[TO DO]
Copy everything in the data below exactly except the pictures.

[SUPPLIED MATERIAL]
....

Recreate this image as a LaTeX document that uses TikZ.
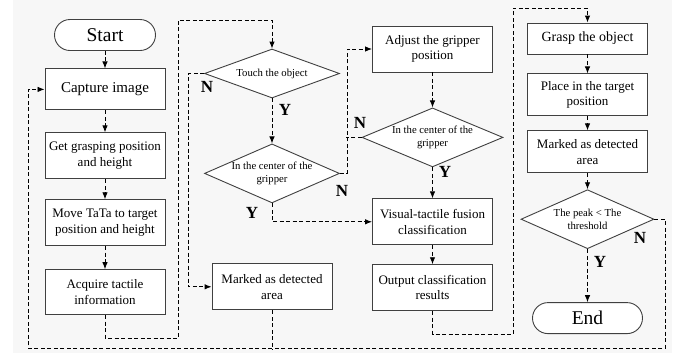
\documentclass[tikz,border=0pt]{standalone}
\usepackage{fontspec}
\setmainfont{Liberation Serif}
\usetikzlibrary{positioning, shapes.geometric, arrows.meta}

\tikzset{
	box/.style={draw=black!75, fill=white, line width=0.9bp, minimum width=120bp, minimum height=46bp, align=center, inner sep=2bp, font=\fontsize{13bp}{15.5bp}\selectfont},
	term/.style={box, rounded corners=15.5bp, minimum height=31bp, font=\fontsize{19.5bp}{22bp}\selectfont},
	check/.style={diamond, draw=black!75, fill=white, line width=0.9bp, align=center, inner sep=0bp, shape aspect=2.3, minimum width=135bp, minimum height=59bp, font=\fontsize{10.7bp}{12.5bp}\selectfont},
	flow/.style={draw=black, line width=0.9bp, dash pattern=on 4bp off 2.5bp, >={Latex[length=7bp,width=5.5bp]}},
	yn/.style={inner sep=0bp, font=\fontsize{17bp}{17bp}\selectfont\bfseries},
}

\begin{document}
\begin{tikzpicture}[x=1bp, y=-1bp]

	\useasboundingbox (0,0) rectangle (678,353);
	\fill[black!3] (13,0) rectangle (672,353);

	% first column
	\node[term, minimum width=101bp] (start) at (105,35) {Start};
	\node[box, minimum height=41bp, below=17.5bp of start, font=\fontsize{15bp}{17bp}\selectfont] (capture) {Capture image};
	\node[box, below=22bp of capture] (grasping) {Get grasping position\\and height};
	\node[box, below=20bp of grasping] (move) {Move TaTa to target\\position and height};
	\node[box, minimum height=45bp, below=23bp of move] (acquire) {Acquire tactile\\information};

	% second column
	\node[check, minimum height=49bp, shape aspect=2.7] (touch) at (272,73.5) {Touch the object};
	\node[check, below=45bp of touch] (center1) {In the center of the\\gripper};
	\node[box, below=60bp of center1] (marked1) {Marked as detected\\area};

	% third column
	\node[box] (adjust) at (432.5,49) {Adjust the gripper\\position};
	\node[check, minimum width=141bp, below=35bp of adjust] (center2) {In the center of the\\gripper};
	\node[box, below=31bp of center2] (fusion) {Visual-tactile fusion\\classification};
	\node[box, below=19bp of fusion] (output) {Output classification\\results};

	% fourth column
	\node[box, minimum height=31bp, font=\fontsize{14bp}{16bp}\selectfont] (grasp) at (587.5,38.5) {Grasp the object};
	\node[box, minimum height=42bp, below=19bp of grasp] (place) {Place in the target\\position};
	\node[box, minimum height=42bp, below=14bp of place] (marked2) {Marked as detected\\area};
	\node[check, minimum width=133bp, below=16bp of marked2] (peak) {The peak < The\\threshold};
	\node[term, minimum width=110bp, below=53bp of peak] (end) {End};

	% Y / N labels
	\node[yn] (touchN) at (207,87) {N};
	\node[yn] (touchY) at (285,110) {Y};
	\node[yn] (center1N) at (342,191) {N};
	\node[yn] (center1Y) at (252,213) {Y};
	\node[yn] (center2N) at (360,123) {N};
	\node[yn] (center2Y) at (445,172) {Y};
	\node[yn] (peakN) at (640,238) {N};
	\node[yn] (peakY) at (600,262) {Y};

	\coordinate (topLeft) at (178,20);
	\coordinate (topRight) at (513,8);
	\coordinate (bottomLeft) at (28,348);

	\draw[flow, ->]
	(start) edge (capture)
	(capture) edge (grasping)
	(grasping) edge (move)
	(move) edge (acquire)
	(touch) edge (center1)
	(adjust) edge (center2)
	(center2) edge (fusion)
	(fusion) edge (output)
	(grasp) edge (place)
	(place) edge (marked2)
	(marked2) edge (peak)
	(peak) edge (end);

	\draw[flow, ->] (acquire.south) -- ++(0,23) -| (topLeft) -| (touch.north);
	\draw[flow, ->] (touch.west) -- ++(-16,0) |- (marked1.west);
	\draw[flow, ->] (center1.east) -- ++(7,0) |- (adjust.west);
	\draw[flow] (center2.west) -- ++(-15.5,0);
	\draw[flow, ->] (center1.south) |- (fusion.west);
	\draw[flow, ->] (output.south) -- ++(0,23) -| (topRight) -| (grasp.north);
	\draw[flow, ->] (peak.east) -- ++(11,0) |- (bottomLeft) |- (capture.west);
	\draw[flow] (marked1.south) -- ++(0,40);

\end{tikzpicture}
\end{document}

....

[WORKED SOLUTION]
Recreate this image as a LaTeX document that uses TikZ.
\documentclass[tikz,border=0pt]{standalone}
\usepackage{fontspec}
\setmainfont{Liberation Serif}
\usetikzlibrary{positioning, shapes.geometric, arrows.meta}

\tikzset{
	box/.style={draw=black!75, fill=white, line width=0.9bp, minimum width=120bp, minimum height=46bp, align=center, inner sep=2bp, font=\fontsize{13bp}{15.5bp}\selectfont},
	term/.style={box, rounded corners=15.5bp, minimum height=31bp, font=\fontsize{19.5bp}{22bp}\selectfont},
	check/.style={diamond, draw=black!75, fill=white, line width=0.9bp, align=center, inner sep=0bp, shape aspect=2.3, minimum width=135bp, minimum height=59bp, font=\fontsize{10.7bp}{12.5bp}\selectfont},
	flow/.style={draw=black, line width=0.9bp, dash pattern=on 4bp off 2.5bp, >={Latex[length=7bp,width=5.5bp]}},
	yn/.style={inner sep=0bp, font=\fontsize{17bp}{17bp}\selectfont\bfseries},
}

\begin{document}
\begin{tikzpicture}[x=1bp, y=-1bp]

	\useasboundingbox (0,0) rectangle (678,353);
	\fill[black!3] (13,0) rectangle (672,353);

	% first column
	\node[term, minimum width=101bp] (start) at (105,35) {Start};
	\node[box, minimum height=41bp, below=17.5bp of start, font=\fontsize{15bp}{17bp}\selectfont] (capture) {Capture image};
	\node[box, below=22bp of capture] (grasping) {Get grasping position\\and height};
	\node[box, below=20bp of grasping] (move) {Move TaTa to target\\position and height};
	\node[box, minimum height=45bp, below=23bp of move] (acquire) {Acquire tactile\\information};

	% second column
	\node[check, minimum height=49bp, shape aspect=2.7] (touch) at (272,73.5) {Touch the object};
	\node[check, below=45bp of touch] (center1) {In the center of the\\gripper};
	\node[box, below=60bp of center1] (marked1) {Marked as detected\\area};

	% third column
	\node[box] (adjust) at (432.5,49) {Adjust the gripper\\position};
	\node[check, minimum width=141bp, below=35bp of adjust] (center2) {In the center of the\\gripper};
	\node[box, below=31bp of center2] (fusion) {Visual-tactile fusion\\classification};
	\node[box, below=19bp of fusion] (output) {Output classification\\results};

	% fourth column
	\node[box, minimum height=31bp, font=\fontsize{14bp}{16bp}\selectfont] (grasp) at (587.5,38.5) {Grasp the object};
	\node[box, minimum height=42bp, below=19bp of grasp] (place) {Place in the target\\position};
	\node[box, minimum height=42bp, below=14bp of place] (marked2) {Marked as detected\\area};
	\node[check, minimum width=133bp, below=16bp of marked2] (peak) {The peak < The\\threshold};
	\node[term, minimum width=110bp, below=53bp of peak] (end) {End};

	% Y / N labels
	\node[yn] (touchN) at (207,87) {N};
	\node[yn] (touchY) at (285,110) {Y};
	\node[yn] (center1N) at (342,191) {N};
	\node[yn] (center1Y) at (252,213) {Y};
	\node[yn] (center2N) at (360,123) {N};
	\node[yn] (center2Y) at (445,172) {Y};
	\node[yn] (peakN) at (640,238) {N};
	\node[yn] (peakY) at (600,262) {Y};

	\coordinate (topLeft) at (178,20);
	\coordinate (topRight) at (513,8);
	\coordinate (bottomLeft) at (28,348);

	\draw[flow, ->]
	(start) edge (capture)
	(capture) edge (grasping)
	(grasping) edge (move)
	(move) edge (acquire)
	(touch) edge (center1)
	(adjust) edge (center2)
	(center2) edge (fusion)
	(fusion) edge (output)
	(grasp) edge (place)
	(place) edge (marked2)
	(marked2) edge (peak)
	(peak) edge (end);

	\draw[flow, ->] (acquire.south) -- ++(0,23) -| (topLeft) -| (touch.north);
	\draw[flow, ->] (touch.west) -- ++(-16,0) |- (marked1.west);
	\draw[flow, ->] (center1.east) -- ++(7,0) |- (adjust.west);
	\draw[flow] (center2.west) -- ++(-15.5,0);
	\draw[flow, ->] (center1.south) |- (fusion.west);
	\draw[flow, ->] (output.south) -- ++(0,23) -| (topRight) -| (grasp.north);
	\draw[flow, ->] (peak.east) -- ++(11,0) |- (bottomLeft) |- (capture.west);
	\draw[flow] (marked1.south) -- ++(0,40);

\end{tikzpicture}
\end{document}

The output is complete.